On the conviction of former Governor of Delta State, Chief James Ibori, for corruption by a London court, he said the incident would remain a dent on the Nigerian judiciary that had earlier discharged and acquitted the former governor.
Speaking on the growing cases of insecurity in the country, Clark appealed to Northern elders to help with actions that could contain the Boko Haram insurgency, especially in the North, saying the development is an “evil wind that will blow the country no good”.
He challenged the Northern elders to rein on Boko Haram as a way of emulating the boldness of Niger Delta elders who, in the heat of the militancy in the region, went to the creeks to talk to the ex-militants and got them to lay down their arms to achieve peace.

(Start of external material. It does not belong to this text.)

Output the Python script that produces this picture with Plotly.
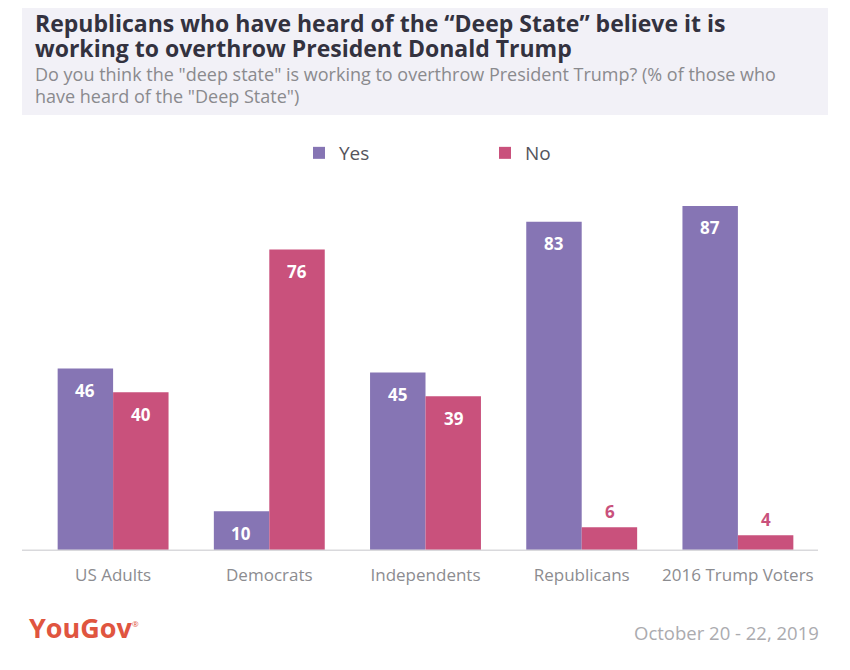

He commended the Sultan of Sokoto, Alhaji Saad Abubakar III, and the Arewa Consultative Forum (ACF) for their efforts in ensuring dialogue between the Federal Government and the sect.
Clark, who titled his press statement, “My 85th Birthday Message to Boko Haram is Peace”, said: “These attacks challenge the very foundation of our unity as a nation. They strike at the root of our democracy, challenge our settled ways of life, our purpose and everything that we stand for.
“Nigeria belongs to all of us, not to a select few and we cannot allow a few group or persons to condemn our country to the dangers of terrorism and threaten our very existence”, he said, stressing further, “open and honest dialogue is the solution to any grievance whether real or imagined. There is no misunderstanding or grievance that dialogue cannot resolve”.
The press conference was attended by another elder statesman and politician, Alhaji Tanko Yakassai, 87, who also said that it was wrong to associate the Boko Haram crisis to the run-off to the 2015 general election, while tracing the emergence of the sect to 2003 in the states controlled by the All Nigeria Peoples Party (ANPP) during the administration of Obasanjo.